He was the man who first sounded the alarm on missing oil revenues. He later governed the Central Bank through some of its most turbulent years. Now, as Emir of Kano, Muhammadu Sanusi II is doing what he has always done best — asking the uncomfortable question in public, loudly enough that it can’t be ignored.
The question this time is simple. Brutal, even.
If Nigeria removed the fuel subsidy — a policy that was costing the government hundreds of billions of naira every month — where exactly is that money going? Because the borrowing hasn’t stopped. If anything, it has accelerated.
Speaking during an interview on News Central TV, Sanusi laid out the contradiction at the heart of Nigeria’s current fiscal posture with characteristic directness. “We’ve removed the subsidy. We’re now spending it. What we should not see is fiscal consolidation. You cannot remove wastages and continue borrowing. If you’re not paying the subsidy and you’ve got the money, why are we still borrowing and borrowing? What are we borrowing for?”
It’s a question that the numbers make very hard to deflect.
The Federal Government recently increased its 2026 borrowing plan by ₦11.31 trillion, pushing total projected borrowing for the year to ₦29.20 trillion. President Tinubu has separately written to the Senate seeking approval for a $516 million external loan to finance the proposed Sokoto-Badagry Super Highway. Meanwhile, Nigeria’s total debt service bill hit approximately ₦16 trillion in 2025 — a 22.9% jump from the ₦13.02 trillion recorded the year before. Federal Government bonds alone accounted for roughly ₦5.35 trillion of domestic interest payments.

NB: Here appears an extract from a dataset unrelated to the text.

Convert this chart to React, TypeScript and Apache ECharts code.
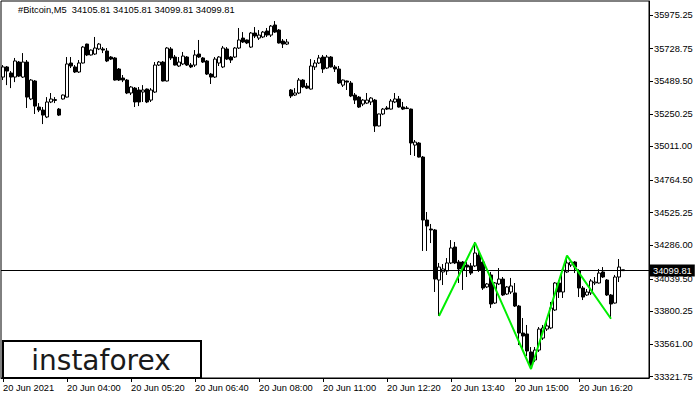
import React, { useEffect, useRef } from "react";
import * as echarts from "echarts";

// Each bar: [open, close, low, high]
const ohlc: number[][] = [
  [35520, 35594, 35498, 35608], [35594, 35564, 35461, 35601], [35550, 35520, 35439, 35564], [35520, 35638, 35483, 35660],
  [35630, 35527, 35520, 35638], [35520, 35630, 35513, 35696], [35630, 35373, 35293, 35645], [35359, 35498, 35351, 35505],
  [35491, 35307, 35249, 35498], [35300, 35278, 35263, 35329], [35278, 35241, 35175, 35300], [35227, 35337, 35219, 35373],
  [35337, 35359, 35329, 35403], [35348, 35355, 35329, 35373], [35285, 35241, 35234, 35293], [35359, 35388, 35355, 35392],
  [35373, 35616, 35370, 35667], [35623, 35601, 35586, 35667], [35594, 35557, 35550, 35608], [35557, 35623, 35550, 35645],
  [35623, 35740, 35620, 35748], [35762, 35682, 35674, 35765], [35682, 35718, 35678, 35722], [35689, 35733, 35682, 35814],
  [35726, 35762, 35718, 35770], [35726, 35718, 35696, 35740], [35711, 35638, 35630, 35733], [35667, 35652, 35645, 35674],
  [35660, 35498, 35494, 35667], [35579, 35498, 35491, 35586], [35513, 35498, 35483, 35535], [35498, 35403, 35395, 35505],
  [35403, 35447, 35388, 35454], [35439, 35337, 35300, 35447], [35425, 35337, 35307, 35447], [35410, 35425, 35337, 35461],
  [35432, 35337, 35329, 35436], [35351, 35425, 35337, 35439], [35410, 35608, 35403, 35630], [35608, 35630, 35601, 35638],
  [35630, 35491, 35488, 35638], [35491, 35733, 35488, 35740], [35726, 35660, 35645, 35740], [35667, 35608, 35605, 35682],
  [35601, 35630, 35594, 35667], [35616, 35674, 35608, 35704], [35667, 35608, 35601, 35674], [35608, 35594, 35586, 35623],
  [35608, 35682, 35594, 35718], [35689, 35667, 35660, 35792], [35660, 35630, 35623, 35667], [35638, 35542, 35535, 35645],
  [35542, 35520, 35469, 35550], [35520, 35652, 35513, 35667], [35623, 35667, 35601, 35674], [35594, 35733, 35586, 35748],
  [35726, 35652, 35645, 35740], [35667, 35645, 35623, 35674], [35667, 35733, 35660, 35740], [35733, 35792, 35726, 35880],
  [35806, 35777, 35770, 35850], [35792, 35770, 35762, 35795], [35740, 35843, 35733, 35850], [35843, 35821, 35806, 35887],
  [35806, 35828, 35792, 35865], [35814, 35850, 35806, 35858], [35858, 35828, 35814, 35880], [35828, 35894, 35814, 35902],
  [35902, 35850, 35843, 35931], [35865, 35770, 35766, 35872], [35784, 35762, 35733, 35799], [35762, 35777, 35755, 35799],
  // second session
  [35425, 35381, 35366, 35432], [35388, 35403, 35381, 35439], [35403, 35498, 35395, 35513], [35498, 35447, 35439, 35505],
  [35454, 35439, 35432, 35476], [35432, 35601, 35428, 35652], [35594, 35623, 35572, 35645], [35623, 35660, 35616, 35682],
  [35667, 35579, 35550, 35682], [35586, 35667, 35579, 35682], [35667, 35594, 35590, 35674], [35594, 35579, 35557, 35608],
  [35579, 35476, 35469, 35601], [35461, 35498, 35447, 35502], [35491, 35483, 35425, 35494], [35476, 35381, 35373, 35491],
  [35388, 35351, 35322, 35403], [35373, 35300, 35293, 35381], [35322, 35351, 35307, 35359], [35329, 35351, 35322, 35403],
  [35337, 35366, 35315, 35373], [35351, 35161, 35117, 35359], [35161, 35249, 35158, 35252], [35249, 35285, 35241, 35293],
  [35293, 35285, 35278, 35307], [35285, 35344, 35282, 35359], [35337, 35359, 35329, 35403], [35359, 35300, 35296, 35381],
  [35300, 35285, 35278, 35337], [35293, 35289, 35285, 35307], [35285, 35036, 34948, 35289], [35021, 35043, 34941, 35058],
  [35036, 34933, 34930, 35043], [34933, 34471, 34244, 34941], [34471, 34427, 34244, 34530], [34405, 34398, 34302, 34442],
  [34398, 34038, 33943, 34405], [34031, 34126, 33767, 34156], [34090, 34112, 33994, 34148], [34097, 34156, 34068, 34192],
  [34156, 34266, 34148, 34324], [34273, 34156, 34148, 34310], [34163, 34112, 34009, 34178], [34163, 34104, 33958, 34170],
  [34141, 34126, 34053, 34163], [34134, 34082, 34068, 34156], [34134, 34229, 34126, 34310], [34214, 34104, 34090, 34251],
  [34163, 33972, 33958, 34178], [33980, 34002, 33972, 34009], [34068, 33855, 33826, 34090], [33862, 34009, 33855, 34016],
  [34002, 34038, 33994, 34119], [34038, 33921, 33914, 34053], [33928, 33980, 33921, 33987], [33943, 33987, 33928, 34046],
  [33936, 33840, 33833, 34009], [33840, 33642, 33554, 33848], [33642, 33620, 33517, 33752], [33635, 33510, 33473, 33701],
  [33503, 33407, 33378, 33539], [33444, 33517, 33429, 33539], [33517, 33671, 33503, 33686], [33605, 33679, 33591, 33701],
  [33671, 33694, 33657, 33738], [33679, 33826, 33671, 33870], [33811, 34009, 33804, 34016], [34009, 33943, 33899, 34031],
  [33943, 34104, 33899, 34119], [34090, 34156, 34082, 34207], [34141, 34163, 34126, 34178], [34163, 34126, 34082, 34170],
  [34100, 33972, 33906, 34110], [33972, 33906, 33884, 33987], [33921, 33943, 33914, 33965], [33936, 34024, 33921, 34038],
  [34009, 34016, 33994, 34053], [34009, 34082, 34005, 34112], [34090, 34053, 34046, 34126], [34031, 33921, 33914, 34038],
  [33921, 33855, 33745, 33928], [33862, 34053, 33858, 34068], [34053, 34126, 34016, 34185], [34105.81, 34099.81, 34099.81, 34105.81],
];

// Pattern pivots: [bar index, price]
const zigzag: [number, number][] = [
  [109, 33767], [118, 34305], [132, 33378], [141, 34210], [152, 33747],
];

const priceTicks = [33321.75, 33561.0, 33800.25, 34039.5, 34286.0, 34525.25, 34764.5, 35011.0, 35250.25, 35489.5, 35728.75, 35975.25];
const timeTickIndex = [0, 16, 32, 48, 64, 80, 96, 112, 128, 144];
const timeTickLabels = ["20 Jun 2021", "20 Jun 04:00", "20 Jun 05:20", "20 Jun 06:40", "20 Jun 08:00", "20 Jun 11:00", "20 Jun 12:20", "20 Jun 13:40", "20 Jun 15:00", "20 Jun 16:20"];
const lastPrice = 34099.81;
const headerText = "#Bitcoin,M5  34105.81 34105.81 34099.81 34099.81";
const watermark = "instaforex";
const SLOTS = 162;
const Y_MIN = 33312;
const Y_MAX = 36078;

const FONT = '"Liberation Sans", Arial, sans-serif';

export default function App() {
  const ref = useRef<HTMLDivElement>(null);
  useEffect(() => {
    if (!ref.current) return;
    const chart = echarts.init(ref.current, null, { renderer: "svg" });
    const categories = Array.from({ length: SLOTS }, (_, i) => String(i));
    const labelMap: Record<number, string> = {};
    timeTickIndex.forEach((idx, k) => (labelMap[idx] = timeTickLabels[k]));
    const isTick = (i: number) => labelMap[i] !== undefined;

    chart.setOption({
      animation: false,
      backgroundColor: "#fff",
      textStyle: { fontFamily: FONT },
      grid: { left: 1, right: 51, top: 1, bottom: 22, show: true, borderColor: "#000", borderWidth: 1 },
      xAxis: {
        type: "category",
        data: categories,
        boundaryGap: true,
        axisLine: { show: true, lineStyle: { color: "#000", width: 1 } },
        axisTick: { show: true, alignWithLabel: true, interval: (i: number) => isTick(i), length: 4, lineStyle: { color: "#000" } },
        axisLabel: {
          interval: (i: number) => isTick(i),
          formatter: (_v: string, i: number) => labelMap[i] ?? "",
          align: "left",
          color: "#000",
          fontSize: 9.3,
          fontFamily: FONT,
          margin: 5,
        },
        splitLine: { show: false },
      },
      yAxis: {
        type: "value",
        position: "right",
        min: Y_MIN,
        max: Y_MAX,
        axisLine: { show: true, lineStyle: { color: "#000", width: 1 } },
        axisTick: { show: true, customValues: priceTicks, length: 4, lineStyle: { color: "#000" } },
        axisLabel: {
          customValues: priceTicks,
          formatter: (v: number) => v.toFixed(2),
          color: "#000",
          fontSize: 9.3,
          fontFamily: FONT,
          margin: 5,
        },
        splitLine: { show: false },
      },
      series: [
        {
          type: "candlestick",
          data: ohlc,
          barWidth: 3,
          itemStyle: { color: "#fff", color0: "#000", borderColor: "#000", borderColor0: "#000", borderWidth: 1 },
          markLine: {
            silent: true,
            symbol: ["none", "none"],
            data: [{ yAxis: lastPrice }],
            lineStyle: { color: "#000", width: 1, type: "solid" },
            label: {
              show: true,
              position: "end",
              formatter: lastPrice.toFixed(2),
              color: "#fff",
              backgroundColor: "#000",
              padding: [2, 3, 1, 3],
              fontSize: 9.3,
              fontFamily: FONT,
              distance: 1,
            },
          },
        },
        {
          type: "line",
          data: zigzag,
          symbol: "none",
          lineStyle: { color: "#00EE00", width: 2 },
          z: 5,
        },
      ],
      graphic: [
        { type: "text", left: 18, top: 5, style: { text: headerText, fill: "#000", font: `9.3px ${FONT}` } },
        { type: "rect", shape: { x: 3, y: 341, width: 198, height: 37 }, style: { fill: "#fff", stroke: "#000", lineWidth: 2 }, z: 10 },
        {
          type: "text",
          x: 101,
          y: 360,
          style: { text: watermark, fill: "#1a1a1a", font: '28px "DejaVu Sans", sans-serif', align: "center", verticalAlign: "middle" },
          z: 11,
        },
      ],
    });
    return () => chart.dispose();
  }, []);
  return <div ref={ref} style={{ position: "fixed", left: 0, top: 0, width: 700, height: 400 }} />;
}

These are not the numbers of a government that has found fiscal breathing room. They are the numbers of a government borrowing at pace while simultaneously arguing that removing the subsidy has created savings.
Sanusi’s position on the subsidy itself is unambiguous — he has long maintained that the regime was indefensible. “We cannot continue supporting foreign refineries. We’re an oil-producing country,” he said, pointing to the Dangote Refinery’s growing local output as evidence that the structural case for imported petroleum is weakening. On the economics of the subsidy removal and the exchange rate liberalisation, he is broadly supportive. His challenge is not to the policy — it is to the execution and the fiscal discipline, or lack of it, that followed.
“For me, removing subsidy or liberalising exchange rates — these are good interventions,” he said. “Were they done at the right time? Those are certain questions. Were there other things that should be done that have not been done? These are other issues.”
That nuance is important. Sanusi is not arguing that the subsidy should have stayed. He is arguing that removing it was supposed to create fiscal space — and that nearly three years later, the benefits should be visible in the government’s borrowing behaviour. They are not.
The Senate Appropriation Committee has claimed Nigeria is saving over ₦10 trillion annually from subsidy removal. If accurate, that figure makes the continued borrowing trajectory even harder to explain. A government saving ₦10 trillion a year does not need to expand its borrowing plan by ₦11 trillion in a single budget cycle — not without a very detailed account of where the savings are actually going.
That account has not been provided publicly. And that, ultimately, is Sanusi’s point.